Word for word, repeat the entries, minus the pictures.
start Dataset records
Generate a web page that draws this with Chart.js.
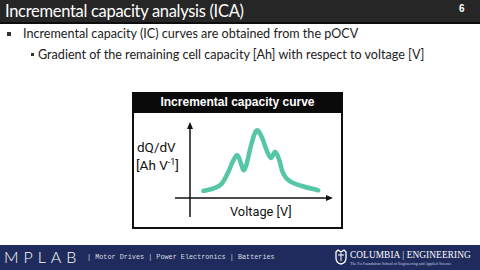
<!DOCTYPE html>
<html>
<head>
<meta charset="utf-8">
<script src="https://cdn.jsdelivr.net/npm/chart.js@4/dist/chart.umd.min.js"></script>
<style>
  html, body { margin: 0; padding: 0; }
  body { width: 480px; height: 270px; position: relative; overflow: hidden; background: #fff; font-family: Lato, "Open Sans", sans-serif; }
  .abs { position: absolute; white-space: nowrap; }
  #titlebar { left: 0; top: 0; width: 480px; height: 22px; background: #262626; border-bottom: 2px solid #0d0d0d; }
  #title { left: 5px; top: 1px; color: #fff; font-size: 16.5px; line-height: 20px; letter-spacing: -0.3px; }
  #pagenum { left: 459px; top: 3px; color: #fff; font-size: 10px; font-weight: bold; font-family: "Liberation Sans", sans-serif; }
  .bullet { width: 4px; height: 4px; background: #333; }
  .btxt { color: #222; font-size: 12.6px; line-height: 16px; }
  #box { left: 132px; top: 92px; width: 207px; height: 133px; border: 2px solid #111; background: #fff; }
  #boxhead { left: 132px; top: 92px; width: 211px; height: 21px; background: #0a0a0a; }
  #boxtitle { left: 132px; top: 94px; width: 211px; text-align: center; color: #fff; font-family: "Liberation Sans", Arial, sans-serif; font-weight: bold; font-size: 12px; line-height: 16px; }
  .axlbl { font-family: Roboto, "Liberation Sans", sans-serif; color: #111; font-size: 13.5px; line-height: 16px; }
  #chartwrap { left: 170px; top: 115px; width: 170px; height: 110px; }
  #footer { left: 0; top: 245px; width: 480px; height: 25px; background: #1e2b5c; }
  #mplab { left: 4px; top: 247px; color: #fff; font-size: 16px; font-weight: 300; letter-spacing: 5px; line-height: 19px; font-family: "Lato", sans-serif; }
  #ftxt { left: 87px; top: 252px; color: #d8dbe6; font-family: "Liberation Mono", "DejaVu Sans Mono", monospace; font-size: 6.8px; line-height: 10px; }
  #columbia { left: 350px; top: 250px; color: #fff; font-family: "Liberation Serif", serif; font-size: 9.3px; line-height: 11px; letter-spacing: 0.1px; }
  #colsub { left: 350px; top: 261px; color: #c8cce0; font-family: "Liberation Serif", serif; font-size: 4px; line-height: 5px; }
</style>
</head>
<body>
<div class="abs" id="titlebar"></div>
<div class="abs" id="title">Incremental capacity analysis (ICA)</div>
<div class="abs" id="pagenum">6</div>

<div class="abs bullet" style="left:7px; top:32px;"></div>
<div class="abs btxt" style="left:23px; top:26px;">Incremental capacity (IC) curves are obtained from the pOCV</div>
<div class="abs bullet" style="left:31px; top:53px; width:3px; height:3px;"></div>
<div class="abs btxt" style="left:38px; top:47px;">Gradient of the remaining cell capacity [Ah] with respect to voltage [V]</div>

<div class="abs" id="box"></div>
<div class="abs" id="boxhead"></div>
<div class="abs" id="boxtitle">Incremental capacity curve</div>
<div class="abs axlbl" style="left:137px; top:139px;">dQ/dV</div>
<div class="abs axlbl" style="left:136px; top:157px;">[Ah V<sup style="font-size:9px; line-height:0;">-1</sup>]</div>
<div class="abs axlbl" style="left:230px; top:204px; font-size:12.8px;">Voltage [V]</div>

<div class="abs" id="chartwrap"><canvas id="c" width="170" height="110"></canvas></div>

<div class="abs" id="footer"></div>
<div class="abs" id="mplab">MPLAB</div>
<div class="abs" id="ftxt">| Motor Drives | Power Electronics | Batteries</div>
<svg class="abs" style="left:335px; top:249px;" width="12" height="16" viewBox="0 0 12 16">
  <path d="M1 3 L3 1 L6 3 L9 1 L11 3 L11 9 Q11 14 6 15 Q1 14 1 9 Z" fill="none" stroke="#fff" stroke-width="1.3"/>
  <path d="M3 6 L9 6 M6 4 L6 12" stroke="#fff" stroke-width="1"/>
</svg>
<div class="abs" id="columbia">COLUMBIA | ENGINEERING</div>
<div class="abs" id="colsub">The Fu Foundation School of Engineering and Applied Science</div>

<script>
// Voltage positions (arbitrary units) and dQ/dV values
const voltage = [8.9, 16.7, 21.1, 25.5, 28.9, 31.5, 34.0, 35.8, 37.8, 40.7, 44.5, 47.8, 51.1, 54.0, 56.7, 59.3, 62.2, 66.7, 74.5, 85.5];
const dqdv    = [4.7, 6.7, 9.5, 17.3, 25.1, 28.5, 22.9, 18.5, 22.9, 35.1, 45.1, 40.7, 31.8, 26.7, 30.7, 25.8, 16.2, 11.1, 8.0, 5.1];
const xRange = [-10, 95.3];
const yRange = [-12.7, 50.7];

const axesArrows = {
  id: 'axesArrows',
  beforeDatasetsDraw(chart) {
    const {ctx, scales: {x, y}} = chart;
    const x0 = x.getPixelForValue(0), y0 = y.getPixelForValue(0);
    const left = x.getPixelForValue(xRange[0]), right = x.getPixelForValue(xRange[1]);
    const top = y.getPixelForValue(yRange[1]), bottom = y.getPixelForValue(yRange[0]);
    ctx.save();
    ctx.strokeStyle = '#111';
    ctx.fillStyle = '#111';
    ctx.lineWidth = 1.5;
    ctx.beginPath();
    ctx.moveTo(left, y0); ctx.lineTo(right - 4, y0);
    ctx.moveTo(x0, bottom); ctx.lineTo(x0, top + 4);
    ctx.stroke();
    ctx.beginPath();
    ctx.moveTo(right, y0); ctx.lineTo(right - 7, y0 - 3); ctx.lineTo(right - 7, y0 + 3); ctx.closePath();
    ctx.moveTo(x0, top); ctx.lineTo(x0 - 3, top + 7); ctx.lineTo(x0 + 3, top + 7); ctx.closePath();
    ctx.fill();
    ctx.restore();
  }
};

new Chart(document.getElementById('c'), {
  type: 'line',
  data: {
    datasets: [{
      data: voltage.map((v, i) => ({x: v, y: dqdv[i]})),
      borderColor: '#55c7a6',
      borderWidth: 4.5,
      pointRadius: 0,
      tension: 0.4,
      borderCapStyle: 'round',
      borderJoinStyle: 'round',
      fill: false,
      clip: false
    }]
  },
  options: {
    responsive: false,
    animation: false,
    devicePixelRatio: 1,
    layout: { padding: { left: 5, right: 7, top: 7, bottom: 8 } },
    plugins: { legend: { display: false }, tooltip: { enabled: false } },
    scales: {
      x: { type: 'linear', min: xRange[0], max: xRange[1], display: false },
      y: { type: 'linear', min: yRange[0], max: yRange[1], display: false }
    }
  },
  plugins: [axesArrows]
});
</script>
</body>
</html>
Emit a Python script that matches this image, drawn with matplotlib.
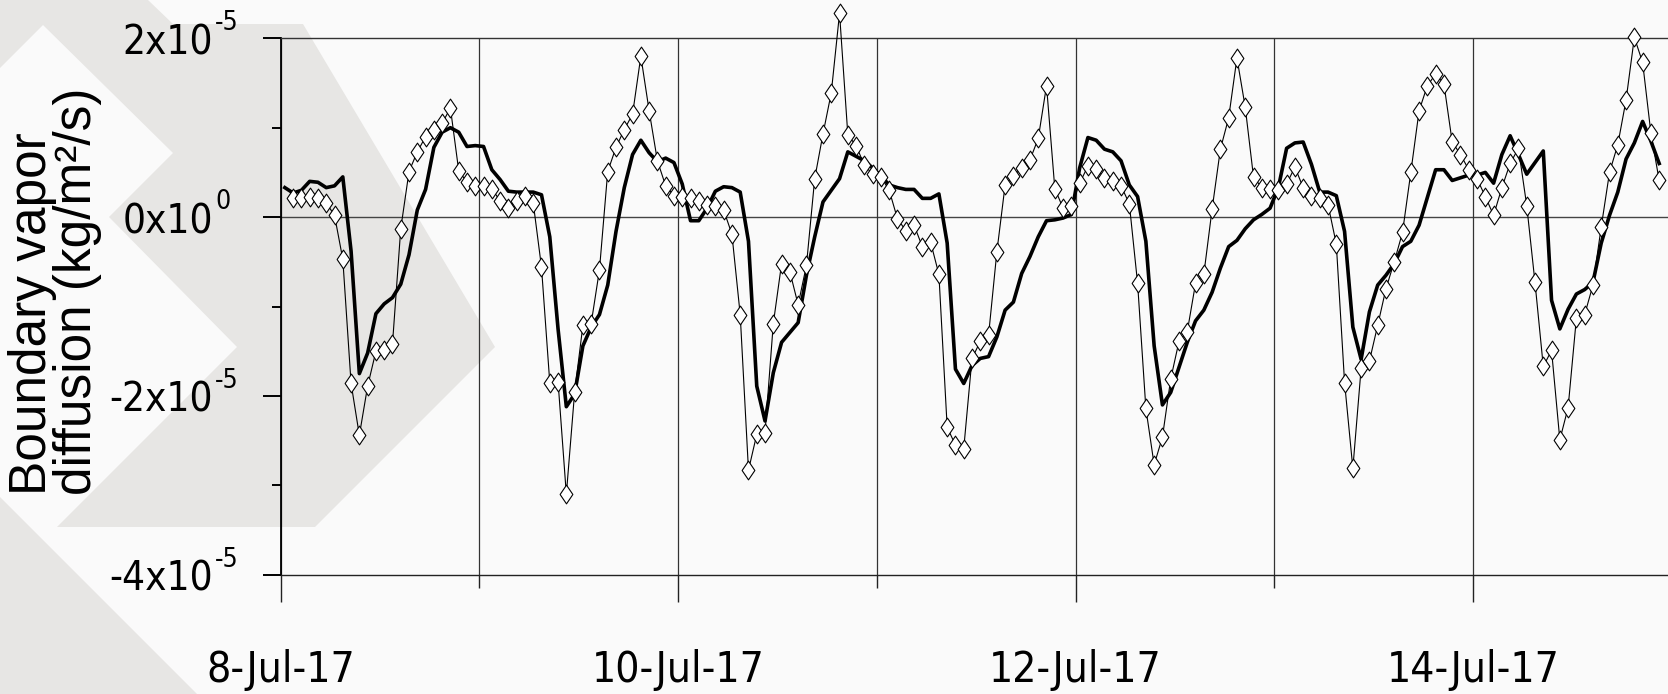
end Dataset records
Result of this exercise:
Generate a web page that draws this with Chart.js.
<!DOCTYPE html>
<html>
<head>
<meta charset="utf-8">
<script src="https://cdn.jsdelivr.net/npm/chart.js@4/dist/chart.umd.min.js"></script>
<style>
  html, body { margin: 0; padding: 0; }
  body { width: 480px; height: 270px; position: relative; overflow: hidden; background: #fff; font-family: Lato, "Open Sans", sans-serif; }
  .abs { position: absolute; white-space: nowrap; }
  #titlebar { left: 0; top: 0; width: 480px; height: 22px; background: #262626; border-bottom: 2px solid #0d0d0d; }
  #title { left: 5px; top: 1px; color: #fff; font-size: 16.5px; line-height: 20px; letter-spacing: -0.3px; }
  #pagenum { left: 459px; top: 3px; color: #fff; font-size: 10px; font-weight: bold; font-family: "Liberation Sans", sans-serif; }
  .bullet { width: 4px; height: 4px; background: #333; }
  .btxt { color: #222; font-size: 12.6px; line-height: 16px; }
  #box { left: 132px; top: 92px; width: 207px; height: 133px; border: 2px solid #111; background: #fff; }
  #boxhead { left: 132px; top: 92px; width: 211px; height: 21px; background: #0a0a0a; }
  #boxtitle { left: 132px; top: 94px; width: 211px; text-align: center; color: #fff; font-family: "Liberation Sans", Arial, sans-serif; font-weight: bold; font-size: 12px; line-height: 16px; }
  .axlbl { font-family: Roboto, "Liberation Sans", sans-serif; color: #111; font-size: 13.5px; line-height: 16px; }
  #chartwrap { left: 170px; top: 115px; width: 170px; height: 110px; }
  #footer { left: 0; top: 245px; width: 480px; height: 25px; background: #1e2b5c; }
  #mplab { left: 4px; top: 247px; color: #fff; font-size: 16px; font-weight: 300; letter-spacing: 5px; line-height: 19px; font-family: "Lato", sans-serif; }
  #ftxt { left: 87px; top: 252px; color: #d8dbe6; font-family: "Liberation Mono", "DejaVu Sans Mono", monospace; font-size: 6.8px; line-height: 10px; }
  #columbia { left: 350px; top: 250px; color: #fff; font-family: "Liberation Serif", serif; font-size: 9.3px; line-height: 11px; letter-spacing: 0.1px; }
  #colsub { left: 350px; top: 261px; color: #c8cce0; font-family: "Liberation Serif", serif; font-size: 4px; line-height: 5px; }
</style>
</head>
<body>
<div class="abs" id="titlebar"></div>
<div class="abs" id="title">Incremental capacity analysis (ICA)</div>
<div class="abs" id="pagenum">6</div>

<div class="abs bullet" style="left:7px; top:32px;"></div>
<div class="abs btxt" style="left:23px; top:26px;">Incremental capacity (IC) curves are obtained from the pOCV</div>
<div class="abs bullet" style="left:31px; top:53px; width:3px; height:3px;"></div>
<div class="abs btxt" style="left:38px; top:47px;">Gradient of the remaining cell capacity [Ah] with respect to voltage [V]</div>

<div class="abs" id="box"></div>
<div class="abs" id="boxhead"></div>
<div class="abs" id="boxtitle">Incremental capacity curve</div>
<div class="abs axlbl" style="left:137px; top:139px;">dQ/dV</div>
<div class="abs axlbl" style="left:136px; top:157px;">[Ah V<sup style="font-size:9px; line-height:0;">-1</sup>]</div>
<div class="abs axlbl" style="left:230px; top:204px; font-size:12.8px;">Voltage [V]</div>

<div class="abs" id="chartwrap"><canvas id="c" width="170" height="110"></canvas></div>

<div class="abs" id="footer"></div>
<div class="abs" id="mplab">MPLAB</div>
<div class="abs" id="ftxt">| Motor Drives | Power Electronics | Batteries</div>
<svg class="abs" style="left:335px; top:249px;" width="12" height="16" viewBox="0 0 12 16">
  <path d="M1 3 L3 1 L6 3 L9 1 L11 3 L11 9 Q11 14 6 15 Q1 14 1 9 Z" fill="none" stroke="#fff" stroke-width="1.3"/>
  <path d="M3 6 L9 6 M6 4 L6 12" stroke="#fff" stroke-width="1"/>
</svg>
<div class="abs" id="columbia">COLUMBIA | ENGINEERING</div>
<div class="abs" id="colsub">The Fu Foundation School of Engineering and Applied Science</div>

<script>
// Voltage positions (arbitrary units) and dQ/dV values
const voltage = [8.9, 16.7, 21.1, 25.5, 28.9, 31.5, 34.0, 35.8, 37.8, 40.7, 44.5, 47.8, 51.1, 54.0, 56.7, 59.3, 62.2, 66.7, 74.5, 85.5];
const dqdv    = [4.7, 6.7, 9.5, 17.3, 25.1, 28.5, 22.9, 18.5, 22.9, 35.1, 45.1, 40.7, 31.8, 26.7, 30.7, 25.8, 16.2, 11.1, 8.0, 5.1];
const xRange = [-10, 95.3];
const yRange = [-12.7, 50.7];

const axesArrows = {
  id: 'axesArrows',
  beforeDatasetsDraw(chart) {
    const {ctx, scales: {x, y}} = chart;
    const x0 = x.getPixelForValue(0), y0 = y.getPixelForValue(0);
    const left = x.getPixelForValue(xRange[0]), right = x.getPixelForValue(xRange[1]);
    const top = y.getPixelForValue(yRange[1]), bottom = y.getPixelForValue(yRange[0]);
    ctx.save();
    ctx.strokeStyle = '#111';
    ctx.fillStyle = '#111';
    ctx.lineWidth = 1.5;
    ctx.beginPath();
    ctx.moveTo(left, y0); ctx.lineTo(right - 4, y0);
    ctx.moveTo(x0, bottom); ctx.lineTo(x0, top + 4);
    ctx.stroke();
    ctx.beginPath();
    ctx.moveTo(right, y0); ctx.lineTo(right - 7, y0 - 3); ctx.lineTo(right - 7, y0 + 3); ctx.closePath();
    ctx.moveTo(x0, top); ctx.lineTo(x0 - 3, top + 7); ctx.lineTo(x0 + 3, top + 7); ctx.closePath();
    ctx.fill();
    ctx.restore();
  }
};

new Chart(document.getElementById('c'), {
  type: 'line',
  data: {
    datasets: [{
      data: voltage.map((v, i) => ({x: v, y: dqdv[i]})),
      borderColor: '#55c7a6',
      borderWidth: 4.5,
      pointRadius: 0,
      tension: 0.4,
      borderCapStyle: 'round',
      borderJoinStyle: 'round',
      fill: false,
      clip: false
    }]
  },
  options: {
    responsive: false,
    animation: false,
    devicePixelRatio: 1,
    layout: { padding: { left: 5, right: 7, top: 7, bottom: 8 } },
    plugins: { legend: { display: false }, tooltip: { enabled: false } },
    scales: {
      x: { type: 'linear', min: xRange[0], max: xRange[1], display: false },
      y: { type: 'linear', min: yRange[0], max: yRange[1], display: false }
    }
  },
  plugins: [axesArrows]
});
</script>
</body>
</html>
Emit a Python script that matches this image, drawn with matplotlib.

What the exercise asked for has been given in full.